Il faut le reconnaître, nous avions un peu perdu Jean Jacques Annaud depuis un bon bout de temps. Non pas sur les écrans, car il a fait de nombreux films, depuis sa « décennie enchantée » souvenons-nous, nous sommes dans les années 80 Annaud enchaîne « Coup de tête », « La guerre du feu », « Le nom de la rose », et son plus grand succès à ce jour, « L’ours ». A l’époque, il était considéré comme l’un des très grands réalisateurs populaires qui comptent, dans l’Hexagone. Mais il est ensuite devenu un cinéaste inclassable, et aussi un peu méprisé par les « petits marquis » de la critique et du cinéma « parisiano-parisien », prompts à donner des leçons de cinéma à tout le monde. Et, par ailleurs, il a enchaîné des films très différents, allant du magnifique « Stalingrad » (avec Jude Law) à cet « accident industriel » qu’est « Sa majesté Minor », totalement incompris à sa sortie. D’où, en France, ce relatif effacement des écrans-radar, qu’il a subi comme bien d’autres réalisateurs dans leur carrière.
Jean Jacques Annaud est toujours resté un réalisateur pur (c’est-à-dire ne produisant pas ses films), uniquement mû par la passion que lui inspirent les sujets qu’il veut tourner, et surtout, surtout, par le challenge que représente des films réputés, à priori, impossibles à réaliser. « La guerre du feu», « L’ours », « Le dernier loup » ont donné lieu à des tournages épiques, dantesques… Et ça, Annaud adore ! Il aurait pu faire sienne la maxime de Pierre Georges Latécoère : « C’est impossible à faire ? Très bien, on s’y met dès demain matin ».

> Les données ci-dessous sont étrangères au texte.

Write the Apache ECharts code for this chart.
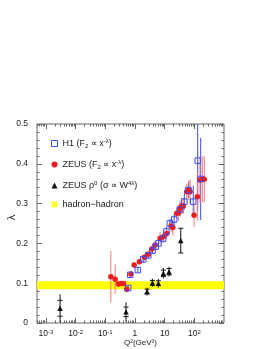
<!DOCTYPE html>
<html><head><meta charset="utf-8">
<script src="https://cdn.jsdelivr.net/npm/echarts@6/dist/echarts.min.js"></script>
<style>html,body{margin:0;padding:0;background:#fff}#c{width:270px;height:349px}</style>
</head><body><div id="c"></div>
<script>
// ---- tick labels ----
const xTickValues = [1e-3, 1e-2, 1e-1, 1, 10, 100];
const xTickLabels = ['{b|10}{s|-3}', '{b|10}{s|-2}', '{b|10}{s|-1}', '{b|1}', '{b|10}', '{b|10}{s|2}'];
const yTickLabels = ['0', '0.1', '0.2', '0.3', '0.4', '0.5'];

// ---- H1 (F2 ~ x^-lambda) ----
const h1Q2     = [0.59, 0.69, 1.25, 1.9, 2.8, 3.9, 5.0, 6.2, 9.0, 11.5, 15, 21, 33, 46, 63, 92, 130, 164];
const h1Lambda = [0.088, 0.121, 0.133, 0.160, 0.170, 0.182, 0.192, 0.200, 0.212, 0.230, 0.250, 0.260, 0.285, 0.305, 0.334, 0.305, 0.408, 0.362];
const h1Err    = [0.006, 0.007, 0.007, 0.008, 0.008, 0.009, 0.009, 0.010, 0.010, 0.012, 0.012, 0.014, 0.016, 0.020, 0.020, 0.040, 0.125, 0.103];

// ---- ZEUS (F2 ~ x^-lambda) ----
const zeusQ2     = [0.154, 0.215, 0.278, 0.343, 0.41, 0.53, 0.73, 0.94, 1.41, 2.08, 2.84, 3.7, 4.76, 7.0, 9.06, 11.8, 16.5, 18.8, 25.6, 29, 33, 37.7, 42.7, 55.5, 66, 72, 98, 126, 155, 186, 217];
const zeusLambda = [0.116, 0.110, 0.098, 0.099, 0.099, 0.085, 0.123, 0.146, 0.154, 0.165, 0.173, 0.186, 0.196, 0.213, 0.217, 0.225, 0.244, 0.240, 0.276, 0.277, 0.288, 0.294, 0.294, 0.330, 0.334, 0.330, 0.271, 0.317, 0.359, 0.361, 0.361];
const zeusErr    = [0.065, 0.037, 0.008, 0.006, 0.006, 0.008, 0.006, 0.007, 0.007, 0.008, 0.008, 0.009, 0.012, 0.015, 0.012, 0.012, 0.015, 0.020, 0.015, 0.020, 0.020, 0.020, 0.020, 0.020, 0.025, 0.030, 0.030, 0.060, 0.058, 0.058, 0.058];

// ---- ZEUS rho0 (sigma ~ W^4lambda) ----
const rhoQ2      = [0.003, 0.5, 2.56, 3.87, 6.15, 9.06, 14.1, 34.9];
const rhoLambda  = [0.037, 0.028, 0.079, 0.101, 0.100, 0.125, 0.129, 0.207];
const rhoErrTot  = [0.035, 0.024, 0.010, 0.010, 0.011, 0.013, 0.012, 0.031];
const rhoErrStat = [0.020, 0.012, 0.006, 0.006, 0.006, 0.008, 0.008, 0.031];

// ---- hadron-hadron band ----
const hadronBand = [0.085, 0.105];

const legendTexts = {
  'H1': '{t|H1 (F}{sub|2}{t| ∝ x}{sup|-λ}{t|)}',
  'ZEUS': '{t|ZEUS (F}{sub|2}{t| ∝ x}{sup|-λ}{t|)}',
  'ZEUS rho': '{t|ZEUS ρ}{sup|0}{t| (σ ∝ W}{sup|4λ}{t|)}',
  'hadron-hadron': '{t|hadron−hadron}'
};

const minorX = [];
for (let e = -4; e <= 2; e++) {
  for (let m = 2; m <= 9; m++) {
    const v = m * Math.pow(10, e);
    if (v >= 5e-4 && v <= 1000) minorX.push(v);
  }
}

const FONT = 'Liberation Sans, Arial, sans-serif';
const AX = '#666';
const BLUE = '#3c4cf0';
const RED = '#ee1c1c';
const RED_ERR = '#f27a7a';

function zip3(a, b, c) { return a.map((v, i) => [v, b[i], c[i]]); }

function errBar(color) {
  return function (params, api) {
    const x = api.value(0), y = api.value(1), e = api.value(2);
    const p1 = api.coord([x, y + e]);
    const p2 = api.coord([x, y - e]);
    return {
      type: 'line',
      shape: { x1: p1[0], y1: p1[1], x2: p2[0], y2: p2[1] },
      style: { stroke: color, lineWidth: 1 }
    };
  };
}

function rhoBar(params, api) {
  const x = api.value(0), y = api.value(1), et = api.value(2), es = api.value(3);
  const a = api.coord([x, y + et]);
  const b = api.coord([x, y - et]);
  const c = api.coord([x, y + es]);
  const d = api.coord([x, y - es]);
  const w = 2.5;
  return {
    type: 'group',
    children: [
      { type: 'line', shape: { x1: a[0], y1: a[1], x2: b[0], y2: b[1] }, style: { stroke: '#111', lineWidth: 1 } },
      { type: 'line', shape: { x1: c[0] - w, y1: c[1], x2: c[0] + w, y2: c[1] }, style: { stroke: '#111', lineWidth: 1 } },
      { type: 'line', shape: { x1: d[0] - w, y1: d[1], x2: d[0] + w, y2: d[1] }, style: { stroke: '#111', lineWidth: 1 } }
    ]
  };
}

const xBase = { type: 'log', logBase: 10, min: 5e-4, max: 1000, gridIndex: 0, splitLine: { show: false } };
const yBase = { type: 'value', min: 0, max: 0.5, interval: 0.1, gridIndex: 0, splitLine: { show: false } };

const chart = echarts.init(document.getElementById('c'), null, { renderer: 'canvas' });
chart.setOption({
  animation: false,
  backgroundColor: '#fff',
  textStyle: { fontFamily: FONT },
  grid: { left: 37, right: 46, top: 124, bottom: 26, show: true, borderColor: AX, borderWidth: 1, backgroundColor: 'transparent', containLabel: false, outerBoundsMode: 'none' },
  legend: {
    data: [
      { name: 'H1', icon: 'rect', itemStyle: { color: '#fff', borderColor: BLUE, borderWidth: 1 } },
      { name: 'ZEUS', icon: 'circle', itemStyle: { color: RED } },
      { name: 'ZEUS rho', icon: 'triangle', itemStyle: { color: '#111' } },
      { name: 'hadron-hadron', icon: 'rect', itemStyle: { color: '#ffff00' } }
    ],
    orient: 'vertical', left: 46, top: 133, itemWidth: 6, itemHeight: 6, itemGap: 10,
    selectedMode: false,
    formatter: name => legendTexts[name],
    textStyle: {
      fontFamily: FONT, color: '#222',
      rich: {
        t: { fontSize: 9, fontFamily: FONT, color: '#222', lineHeight: 11 },
        sub: { fontSize: 6, fontFamily: FONT, color: '#222', verticalAlign: 'bottom', lineHeight: 11 },
        sup: { fontSize: 6, fontFamily: FONT, color: '#222', verticalAlign: 'top', lineHeight: 11 }
      }
    }
  },
  xAxis: [
    Object.assign({}, xBase, {
      position: 'bottom',
      name: 'Q²(GeV²)', nameLocation: 'middle', nameGap: 16, nameMoveOverlap: false,
      nameTextStyle: { fontSize: 8, color: '#222', fontFamily: FONT, padding: [0, 0, 0, 20] },
      axisLine: { show: false },
      axisTick: { show: true, inside: true, length: 5, lineStyle: { color: AX }, customValues: xTickValues },
      axisLabel: {
        show: true, margin: 6, customValues: xTickValues,
        formatter: v => { const i = xTickValues.findIndex(t => Math.abs(Math.log10(t) - Math.log10(v)) < 1e-6); return i >= 0 ? xTickLabels[i] : ''; },
        rich: {
          b: { fontSize: 8.5, fontFamily: FONT, color: '#222', lineHeight: 10 },
          s: { fontSize: 6, fontFamily: FONT, color: '#222', verticalAlign: 'top', lineHeight: 10 }
        }
      }
    }),
    Object.assign({}, xBase, {
      position: 'bottom', axisLine: { show: false }, axisLabel: { show: false },
      axisTick: { show: true, inside: true, length: 2.5, lineStyle: { color: AX }, customValues: minorX }
    }),
    Object.assign({}, xBase, {
      position: 'top', axisLine: { show: false }, axisLabel: { show: false },
      axisTick: { show: true, inside: true, length: 5, lineStyle: { color: AX }, customValues: xTickValues }
    }),
    Object.assign({}, xBase, {
      position: 'top', axisLine: { show: false }, axisLabel: { show: false },
      axisTick: { show: true, inside: true, length: 2.5, lineStyle: { color: AX }, customValues: minorX }
    })
  ],
  yAxis: [
    Object.assign({}, yBase, {
      position: 'left',
      name: 'λ', nameLocation: 'middle', nameGap: 20, nameMoveOverlap: false,
      nameTextStyle: { fontSize: 11, color: '#222', fontFamily: FONT, padding: [0, 0, 0, 12] },
      axisLine: { show: false },
      axisTick: { show: true, inside: true, length: 5, lineStyle: { color: AX } },
      minorTick: { show: true, splitNumber: 5, length: 2.5, lineStyle: { color: AX } },
      axisLabel: { show: true, margin: 9, fontSize: 8.5, color: '#222', fontFamily: FONT, formatter: v => yTickLabels[Math.round(v * 10)] }
    }),
    Object.assign({}, yBase, {
      position: 'right',
      axisLine: { show: false },
      axisTick: { show: true, inside: true, length: 5, lineStyle: { color: AX } },
      minorTick: { show: true, splitNumber: 5, length: 2.5, lineStyle: { color: AX } },
      axisLabel: { show: false }
    })
  ],
  series: [
    {
      name: 'hadron-hadron', type: 'scatter', xAxisIndex: 0, yAxisIndex: 0, data: [],
      itemStyle: { color: '#ffff00' },
      markArea: { silent: true, itemStyle: { color: '#ffff00', opacity: 1 }, data: [[{ yAxis: hadronBand[0] }, { yAxis: hadronBand[1] }]] },
      z: 1
    },
    { type: 'custom', xAxisIndex: 0, yAxisIndex: 0, renderItem: errBar(BLUE), data: zip3(h1Q2, h1Lambda, h1Err), clip: true, z: 2, silent: true },
    { type: 'custom', xAxisIndex: 0, yAxisIndex: 0, renderItem: errBar(RED_ERR), data: zip3(zeusQ2, zeusLambda, zeusErr), clip: true, z: 3, silent: true },
    {
      name: 'ZEUS', type: 'scatter', xAxisIndex: 0, yAxisIndex: 0, symbol: 'circle', symbolSize: 5.5,
      itemStyle: { color: RED, opacity: 1 }, data: zeusQ2.map((q, i) => [q, zeusLambda[i]]), z: 4
    },
    {
      name: 'H1', type: 'scatter', xAxisIndex: 0, yAxisIndex: 0, symbol: 'rect', symbolSize: 5.5,
      itemStyle: { color: 'rgba(255,255,255,0)', borderColor: BLUE, borderWidth: 1, opacity: 1 },
      data: h1Q2.map((q, i) => [q, h1Lambda[i]]), z: 5
    },
    { type: 'custom', xAxisIndex: 0, yAxisIndex: 0, renderItem: rhoBar, data: rhoQ2.map((q, i) => [q, rhoLambda[i], rhoErrTot[i], rhoErrStat[i]]), clip: true, z: 6, silent: true },
    {
      name: 'ZEUS rho', type: 'scatter', xAxisIndex: 0, yAxisIndex: 0, symbol: 'triangle', symbolSize: 5.5,
      itemStyle: { color: '#111', opacity: 1 }, data: rhoQ2.map((q, i) => [q, rhoLambda[i]]), z: 7
    }
  ]
});
</script>
</body></html>
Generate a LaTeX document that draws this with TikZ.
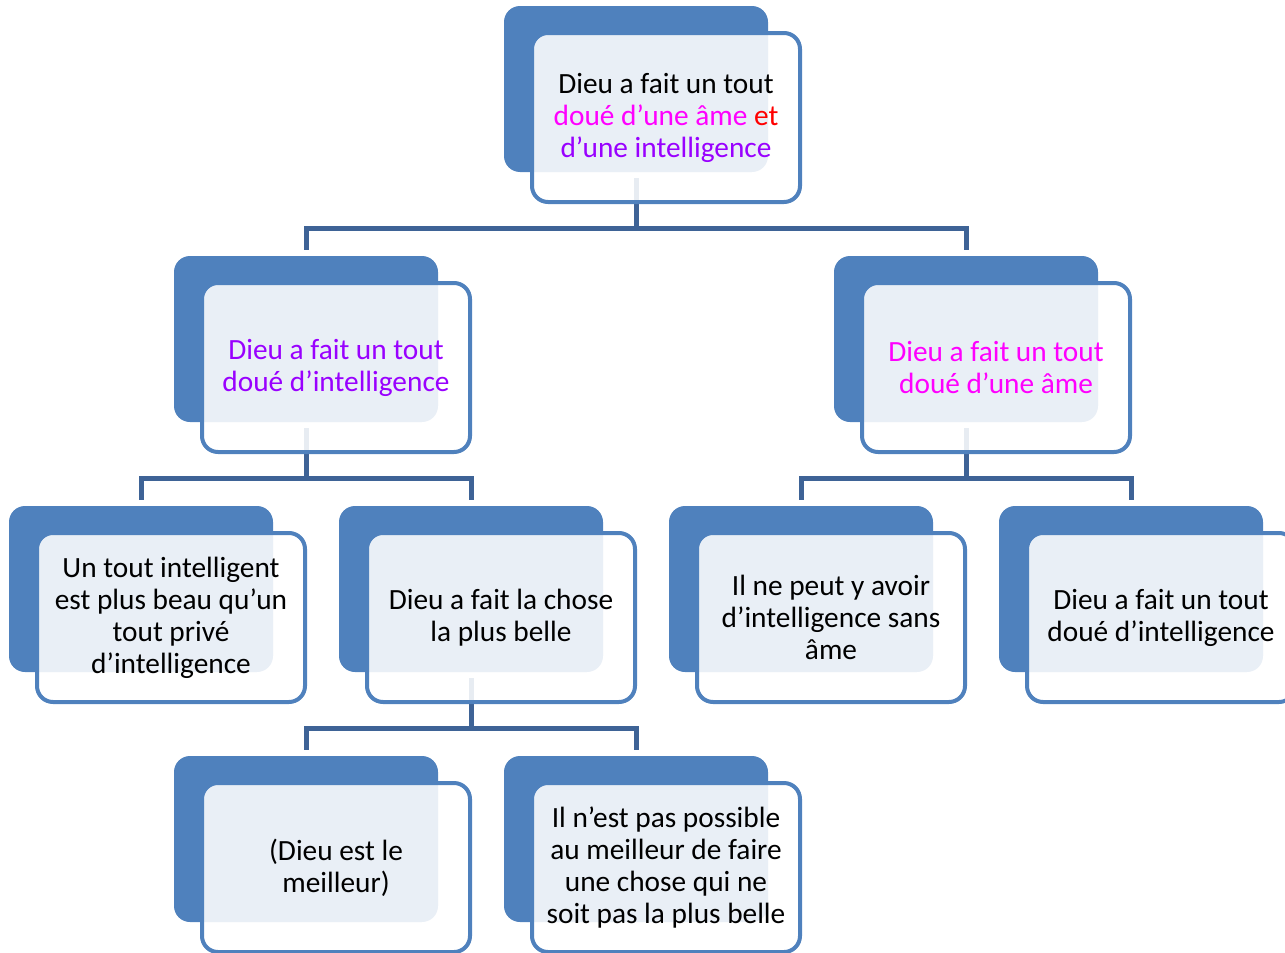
\documentclass[tikz,border=0pt]{standalone}
\usepackage{fontspec}
\setmainfont{Carlito}

\definecolor{backblue}{RGB}{79,129,189}
\definecolor{linkblue}{RGB}{62,99,150}
\definecolor{amecol}{RGB}{255,0,255}
\definecolor{intelcol}{RGB}{153,0,255}

\begin{document}
\begin{tikzpicture}[x=0.75pt, y=-0.75pt,
            backbox/.style={rectangle, rounded corners=12pt, fill=backblue, minimum width=198pt, minimum height=124.5pt, inner sep=0pt, outer sep=0pt},
            frontbox/.style={rectangle, rounded corners=12pt, draw=backblue, line width=3pt, fill=white, fill opacity=0.88, text opacity=1, minimum width=201pt, minimum height=126.75pt, inner sep=0pt, align=center, font=\fontsize{22}{24}\selectfont},
            link/.style={draw=linkblue, line width=3.75pt, shorten <=4.5pt, shorten >=4.5pt}
        ]
            \useasboundingbox (0,0) rectangle (1285,953);

            % Back boxes
            \node[backbox] (root) at (636,89) {};
            \node[backbox] (intel) at (306,339) {};
            \node[backbox] (ame) at (966,339) {};
            \node[backbox] (beau) at (141,589) {};
            \node[backbox] (belle) at (471,589) {};
            \node[backbox] (sansame) at (801,589) {};
            \node[backbox] (douintel) at (1131,589) {};
            \node[backbox] (meilleur) at (306,839) {};
            \node[backbox] (possible) at (636,839) {};

            % Links
            \draw[link] (root.south) -- ++(0,56) -| (intel.north);
            \draw[link] (root.south) -- ++(0,56) -| (ame.north);
            \draw[link] (intel.south) -- ++(0,56) -| (beau.north);
            \draw[link] (intel.south) -- ++(0,56) -| (belle.north);
            \draw[link] (ame.south) -- ++(0,56) -| (sansame.north);
            \draw[link] (ame.south) -- ++(0,56) -| (douintel.north);
            \draw[link] (belle.south) -- ++(0,56) -| (meilleur.north);
            \draw[link] (belle.south) -- ++(0,56) -| (possible.north);

            % Front boxes
            \node[frontbox] (rootcard) at (666,117.5) {Dieu a fait un tout\\\textcolor{amecol}{doué d’une âme} \textcolor{red}{et}\\\textcolor{intelcol}{d’une intelligence}};
            \node[frontbox, text=intelcol] (intelcard) at (336,367.5) {Dieu a fait un tout\\doué d’intelligence};
            \node[frontbox, text=amecol] (amecard) at (996,367.5) {Dieu a fait un tout\\doué d’une âme};
            \node[frontbox] (beaucard) at (171,617.5) {Un tout intelligent\\est plus beau qu’un\\tout privé\\d’intelligence};
            \node[frontbox] (bellecard) at (501,617.5) {Dieu a fait la chose\\la plus belle};
            \node[frontbox] (sansamecard) at (831,617.5) {Il ne peut y avoir\\d’intelligence sans\\âme};
            \node[frontbox] (douintelcard) at (1161,617.5) {Dieu a fait un tout\\doué d’intelligence};
            \node[frontbox] (meilleurcard) at (336,867.5) {(Dieu est le\\meilleur)};
            \node[frontbox] (possiblecard) at (666,867.5) {Il n’est pas possible\\au meilleur de faire\\une chose qui ne\\soit pas la plus belle};
        \end{tikzpicture}
\end{document}
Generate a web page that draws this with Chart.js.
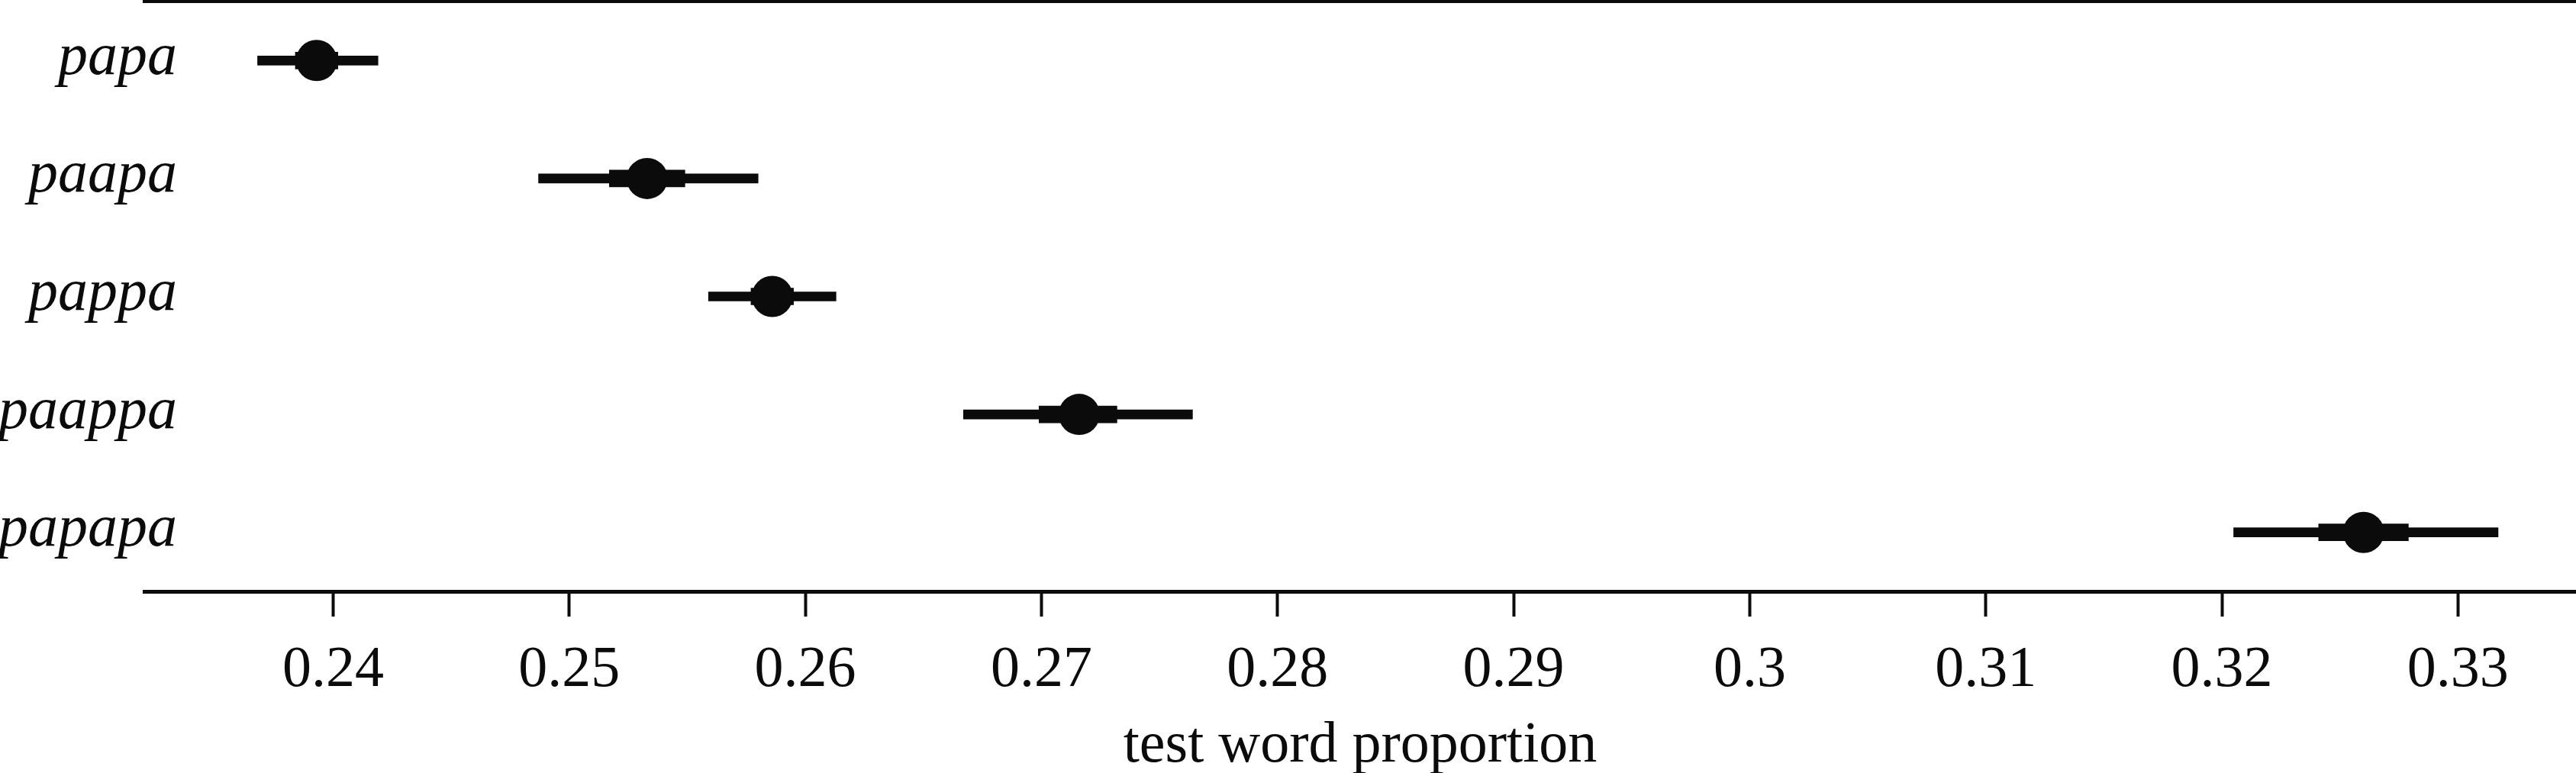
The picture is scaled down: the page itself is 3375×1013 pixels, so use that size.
<!DOCTYPE html>
<html>
<head>
<meta charset="utf-8">
<title>test word proportion</title>
<script src="https://cdn.jsdelivr.net/npm/chart.js@4/dist/chart.umd.min.js"></script>
<style>
  html, body { margin: 0; padding: 0; background: #fff; }
  #wrap { width: 3375px; height: 1013px; }
</style>
</head>
<body>
<div id="wrap"><canvas id="forest" width="3375" height="1013"></canvas></div>
<script>
// Test words (top to bottom)
const words = ['papa', 'paapa', 'pappa', 'paappa', 'papapa'];

// Point estimates
const means = [0.2393, 0.2533, 0.2586, 0.2716, 0.3260];

// Outer (thin) interval
const outerLow = [0.2368, 0.2487, 0.2559, 0.2667, 0.3205];
const outerHigh = [0.2419, 0.2580, 0.2613, 0.2764, 0.3317];

// Inner (thick) interval
const innerLow = [0.2384, 0.2517, 0.2577, 0.2699, 0.3241];
const innerHigh = [0.2402, 0.2549, 0.2595, 0.2732, 0.3279];

// X axis ticks
const tickValues = [0.24, 0.25, 0.26, 0.27, 0.28, 0.29, 0.30, 0.31, 0.32, 0.33];
const tickLabels = ['0.24', '0.25', '0.26', '0.27', '0.28', '0.29', '0.3', '0.31', '0.32', '0.33'];

(function() {
    'use strict';

    const ink = '#0b0b0b';
    const serif = "'Liberation Serif', 'Times New Roman', serif";

    // keep the axes from asking for extra room around the plot
    function noPadding(scale) {
        scale.paddingTop = 0;
        scale.paddingBottom = 0;
        scale.paddingLeft = 0;
        scale.paddingRight = 0;
    }

    function initChart() {
        const canvas = document.getElementById('forest');
        if (!canvas || typeof Chart === 'undefined') {
            return;
        }

        const outer = words.map((w, i) => [outerLow[i], outerHigh[i]]);
        const inner = words.map((w, i) => [innerLow[i], innerHigh[i]]);
        const dots = words.map((w, i) => ({ x: means[i], y: w }));

        new Chart(canvas.getContext('2d'), {
            type: 'bar',
            data: {
                labels: words,
                datasets: [
                    {
                        type: 'line',
                        label: 'estimate',
                        data: dots,
                        showLine: false,
                        pointRadius: 27,
                        pointHoverRadius: 27,
                        pointBackgroundColor: ink,
                        pointBorderWidth: 0,
                        order: 0
                    },
                    {
                        label: 'inner',
                        data: inner,
                        backgroundColor: ink,
                        borderWidth: 0,
                        barThickness: 22,
                        grouped: false,
                        order: 1
                    },
                    {
                        label: 'outer',
                        data: outer,
                        backgroundColor: ink,
                        borderWidth: 0,
                        barThickness: 12,
                        grouped: false,
                        order: 2
                    }
                ]
            },
            options: {
                indexAxis: 'y',
                responsive: false,
                animation: false,
                devicePixelRatio: 1,
                layout: {
                    autoPadding: false,
                    padding: { top: 2, right: 0, bottom: 0, left: 0 }
                },
                plugins: {
                    legend: { display: false },
                    tooltip: { enabled: false }
                },
                scales: {
                    x: {
                        type: 'linear',
                        position: 'bottom',
                        min: 0.232,
                        max: 0.335,
                        afterBuildTicks: function(scale) {
                            scale.ticks = tickValues.map(v => ({ value: v }));
                        },
                        afterFit: function(scale) {
                            scale.height = 238;
                            noPadding(scale);
                        },
                        grid: {
                            drawOnChartArea: false,
                            drawTicks: true,
                            tickLength: 33,
                            tickWidth: 4,
                            tickColor: ink
                        },
                        border: {
                            display: true,
                            color: ink,
                            width: 5
                        },
                        ticks: {
                            color: ink,
                            padding: 25,
                            maxRotation: 0,
                            autoSkip: false,
                            font: { family: serif, size: 76 },
                            callback: function(value, index) {
                                return tickLabels[index];
                            }
                        },
                        title: {
                            display: true,
                            text: 'test word proportion',
                            color: ink,
                            padding: { top: 0, bottom: -11 },
                            font: { family: serif, size: 76 }
                        }
                    },
                    xTop: {
                        type: 'linear',
                        position: 'top',
                        min: 0,
                        max: 1,
                        afterFit: function(scale) {
                            scale.height = 0;
                            noPadding(scale);
                        },
                        grid: { display: false, drawTicks: false },
                        ticks: { display: false },
                        border: {
                            display: true,
                            color: ink,
                            width: 4
                        }
                    },
                    y: {
                        type: 'category',
                        offset: true,
                        afterFit: function(scale) {
                            scale.width = 189;
                            noPadding(scale);
                        },
                        grid: { display: false, drawTicks: false },
                        border: { display: false },
                        ticks: {
                            color: ink,
                            mirror: true,
                            crossAlign: 'far',
                            padding: -191,
                            labelOffset: -3,
                            font: { family: serif, size: 78, style: 'italic' }
                        }
                    }
                }
            }
        });
    }

    if (document.readyState === 'loading') {
        document.addEventListener('DOMContentLoaded', initChart);
    } else {
        initChart();
    }
})();
</script>
</body>
</html>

Donc les chinois, qui ont de la mémoire, qui connaissent sa passion, son expérience du tournage avec des animaux, son sens de l’épique, sont venus, il y a six ans, à Paris pour lui proposer de tourner cette adaptation d’un roman célèbre dans l’Empire du Milieu, « Le totem du loup » ce roman se passe en Mongolie Intérieure… Une histoire simple et belle : nous sommes en 1969, Mao Tsé Toung déclenche la Révolution Culturelle, les étudiants de Pékin sont envoyés dans les campagnes, pour « éduquer les masses », et aussi, dans ce cas précis, pour aider, à moyen terme, à sédentariser les nomades mongols…. Et là, ce n’est pas la campagne, c’est la Mongolie, avec des paysages à couper le souffle de beauté, comme le sont le grand canyon du Colorado, aux USA, et Monument Valley. Et là, l’étudiant Chen Zhen va tout apprendre du peuple mongol, et il sera aidé en cela par la belle Gasma et là, vous devinez évidemment la suite, mais ce n’est pas l’essentiel … Annaud nous dit et nous redit, depuis « L’ours », que la nature, que les éléments naturels ont raison de tout, et notamment de la folie des hommes… Enfin, pour un certain nombre d’années encore, tant que des dégâts irréversibles ne sont pas commis sur la Terre.
Tourné en Scope et projeté dans certaines salles en 3D, « Le dernier loup » renoue donc avec brio avec un thème cher à Annaud : l’exaltation de la nature, et le fait que les grands prédateurs ne sont pas toujours ceux que l’on croit. Le film est dominé par l’affrontement entre les meutes de loups et les troupeaux de chevaux que l’on destine à l’armée chinoise. Mais il donne lieu à des scènes époustouflantes, comme celle de la fuite des chevaux, cernés par des hordes de loups, vers un lac glacé ou une mort certaine leur est promise cette scène d’anthologie, selon l’aveu du réalisateur, venu présenter le film en avant-première à Toulouse le 16 janvier dernier, a nécessité cinquante jours de tournage... Quant à la fin du film, dans laquelle les derniers loups sont acculés par les hommes décidés à s’en débarrasser, elle est tout simplement bouleversante….
Jean Jacques Annaud a déclaré récemment, dans un magazine distribué gratuitement dans un grand circuit de cinémas, qu’il n’avait jamais voulu, dans sa carrière, « être à la mode ». Grand bien lui fasse… A 72 ans, il est plus jeune que jamais, aussi amoureux du cinéma que dans son premier film, « La victoire en chantant »… Continuez comme cela, Jean Jacques Annaud, il y a un réalisateur portugais, Manuel de Oliveira, qui a 102 ans… Vous avez encore trente ans pour nous enchanter.